What makes real estate an attractive investment during inflationary periods?
There are three characteristics that make real estate a good hedge against inflation and those are appreciating values, increasing income and depreciating debt. Let’s examine each:
- Appreciating Values - Look no further than the “Utah Real Estate Market Section” of this newsletter. In the past year (April 2020 - April 2021), Utahns have seen the median home price for single family homes in Salt Lake, Utah and Davis counties appreciate roughly 29.6%. In this case, the value of your home has increased at a pace that far exceeds inflation.
- Increasing Income - Much like home values, rents have historically increased over time as well. In fact, as you’ll read below, rents in Utah are up nearly 10% year over year. By pursuing renewals with an annual rent increase, your cash flow will steadily increase over time and act as a hedge against inflation.
- Depreciating Debt - When you finance your investment properties using a fixed rate loan product, you also get to take advantage of depreciating debt. Your monthly payment will remain the same, but thanks to inflation, the value of that payment diminishes over time equal to the rate of inflation.

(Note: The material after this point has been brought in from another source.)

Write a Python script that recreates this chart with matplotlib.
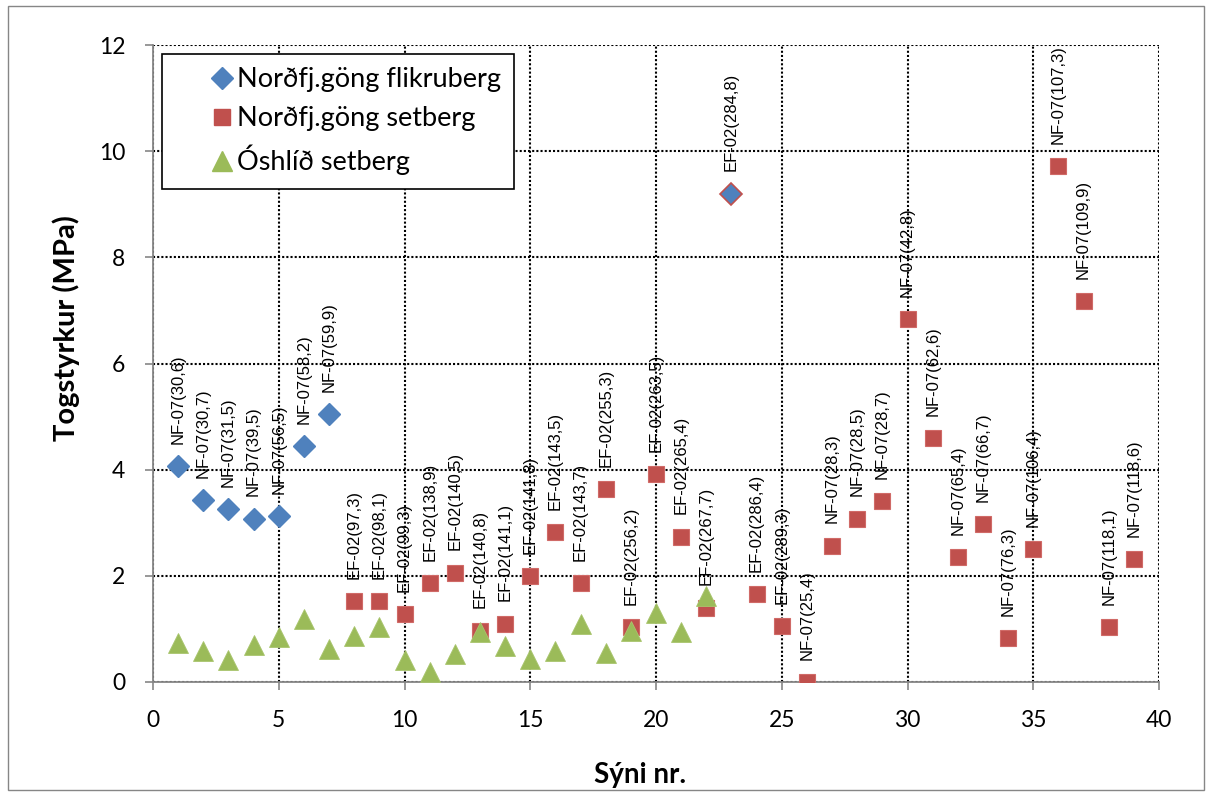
import matplotlib
matplotlib.use('Agg')
import matplotlib.pyplot as plt
from matplotlib.patches import Rectangle
from matplotlib.lines import Line2D

# Norðfj.göng flikruberg
flik_x = [1, 2, 3, 4, 5, 6, 7]
flik_y = [4.07, 3.43, 3.25, 3.08, 3.13, 4.45, 5.05]
flik_lab = ['NF-07(30,6)', 'NF-07(30,7)', 'NF-07(31,5)', 'NF-07(39,5)',
            'NF-07(56,5)', 'NF-07(58,2)', 'NF-07(59,9)']

# Norðfj.göng setberg
set_x = [8, 9, 10, 11, 12, 13, 14, 15, 16, 17, 18, 19, 20, 21, 22,
         24, 25, 26, 27, 28, 29, 30, 31, 32, 33, 34, 35, 36, 37, 38, 39]
set_y = [1.52, 1.52, 1.28, 1.87, 2.06, 0.97, 1.10, 1.99, 2.83, 1.86, 3.64,
         1.03, 3.91, 2.74, 1.40, 1.66, 1.05, 0.0, 2.57, 3.08, 3.41, 6.83,
         4.60, 2.35, 2.98, 0.82, 2.51, 9.72, 7.18, 1.03, 2.31]
set_lab = ['EF-02(97,3)', 'EF-02(98,1)', 'EF-02(99,3)', 'EF-02(138,9)',
           'EF-02(140,5)', 'EF-02(140,8)', 'EF-02(141,1)', 'EF-02(141,8)',
           'EF-02(143,5)', 'EF-02(143,7)', 'EF-02(255,3)', 'EF-02(256,2)',
           'EF-02(263,5)', 'EF-02(265,4)', 'EF-02(267,7)', 'EF-02(286,4)',
           'EF-02(289,3)', 'NF-07(25,4)', 'NF-07(28,3)', 'NF-07(28,5)',
           'NF-07(28,7)', 'NF-07(42,8)', 'NF-07(62,6)', 'NF-07(65,4)',
           'NF-07(66,7)', 'NF-07(76,3)', 'NF-07(106,4)', 'NF-07(107,3)',
           'NF-07(109,9)', 'NF-07(118,1)', 'NF-07(118,6)']

# odd point drawn as a diamond in the setberg series
odd_x = [23]
odd_y = [9.2]
odd_lab = ['EF-02(284,8)']

# Óshlíð setberg
osh_x = list(range(1, 23))
osh_y = [0.74, 0.59, 0.41, 0.69, 0.84, 1.18, 0.63, 0.86, 1.03, 0.42, 0.19,
         0.53, 0.94, 0.68, 0.44, 0.59, 1.10, 0.55, 0.97, 1.30, 0.94, 1.62]

series_names = ['Norðfj.göng flikruberg', 'Norðfj.göng setberg', 'Óshlíð setberg']

blue, red, green = '#4F81BD', '#C0504D', '#9BBB59'
grey = '#868686'
tick_font = 'Lato'
label_font = 'Liberation Sans'

fig = plt.figure(figsize=(12.1, 7.96), dpi=100)
fig.patches.append(Rectangle((8 / 1210, 6 / 796), 1196 / 1210, 784 / 796,
                             transform=fig.transFigure, fill=False,
                             edgecolor=grey, linewidth=1.0))
ax = fig.add_axes([153 / 1210, 1 - 682 / 796, 1006 / 1210, 637 / 796])

ax.plot(flik_x, flik_y, 'D', color=blue, ms=11, mec=blue, zorder=3)
ax.plot(set_x, set_y, 's', color=red, ms=11, mec='#D06A67', mew=0.8, zorder=3)
ax.plot(odd_x, odd_y, 'D', color=blue, ms=11, mec=red, mew=1.2, zorder=3)
ax.plot(osh_x, osh_y, '^', color=green, ms=14, mec='#A9C56E', mew=0.6, zorder=4)

# data labels, rotated above each point
for xs, ys, labs in [(flik_x, flik_y, flik_lab), (set_x, set_y, set_lab),
                     (odd_x, odd_y, odd_lab)]:
    for x, y, t in zip(xs, ys, labs):
        ax.annotate(t, (x, y), xytext=(0, 16), textcoords='offset points',
                    rotation=90, ha='center', va='bottom', fontsize=12,
                    family=label_font, zorder=5)

ax.set_xlim(0, 40)
ax.set_ylim(0, 12)
ax.set_xticks(range(0, 41, 5))
ax.set_yticks(range(0, 13, 2))
ax.grid(True, color='black', linestyle=(0, (1, 1)), linewidth=1.5)
ax.set_axisbelow(True)
for s in ['top', 'right']:
    ax.spines[s].set_visible(False)
for s in ['left', 'bottom']:
    ax.spines[s].set_color(grey)
    ax.spines[s].set_linewidth(1.3)
ax.tick_params(direction='out', length=6, width=1.2, color=grey,
               labelsize=16.5, pad=14)
for lbl in ax.get_xticklabels() + ax.get_yticklabels():
    lbl.set_family(tick_font)

fig.text(640 / 1210, 1 - 775 / 796, 'Sýni nr.', ha='center', va='center',
         fontsize=20, fontweight='bold', family=tick_font)
fig.text(66 / 1210, 1 - 328 / 796, 'Togstyrkur (MPa)', ha='center', va='center',
         rotation=90, fontsize=21, fontweight='bold', family=tick_font)

handles = [Line2D([], [], ls='', marker='D', ms=11, color=blue),
           Line2D([], [], ls='', marker='s', ms=11, color=red),
           Line2D([], [], ls='', marker='^', ms=14, color=green)]
leg = ax.legend(handles, series_names, loc='upper left',
                bbox_to_anchor=(0.009, 0.986), fancybox=False, framealpha=1,
                edgecolor='black', handlelength=3.4, handletextpad=-1.15,
                labelspacing=0.5, borderpad=0.5, borderaxespad=0,
                prop={'family': tick_font, 'size': 19.5})
leg.get_frame().set_linewidth(1.2)
leg.set_zorder(6)

fig.savefig('out.png', dpi=100, facecolor='white')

In summary, real estate investing has many advantages and acting as a hedge against inflation is certainly one of them. Of course, we always recommend speaking with your financial advisor when making investment decisions, but we believe investment real estate has a place in any balanced portfolio.
Utah Real Estate Market
The median sold price for single family homes in Salt Lake, Utah and Davis Counties has officially eclipsed the half million dollar mark and sits at $505,000 at the end of May 2021. Truly remarkable to think that just 5 short months ago, that figure was over $66,000 lower. Although, it is important to note that month over month, the numbers appear to be stabilizing.
Median Sold Price
Monthly % Change: Up 1.0%
Monthly % Change: Down 0.56%
Average Number of Active Listings
Monthly % Change: Up 1.2%
- Serious Delinquency Rate decreases in April - Mortgage giant Freddie Mac announced that the Serious Delinquency Rate (90+ days behind or in foreclosure) for April fell to 2.15% from 2.24% in March. For context, this number peaked at 4.2% in February of 2010 (following the housing bubble) and reached 3.17% in August of 2020 (Pandemic) so the financial picture for homeowners is definitely trending in the right direction.
- Rent Growth Erases Pandemic Declines - According to Apartment list, national median rent growth has officially erased all pandemic-driven declines. Overall rents increased 2.3% from April to May and have climbed 5.4% year over year. Locally, rents in Utah are up 2.48% month over month and 9.36% year over year so we are trending above the national average.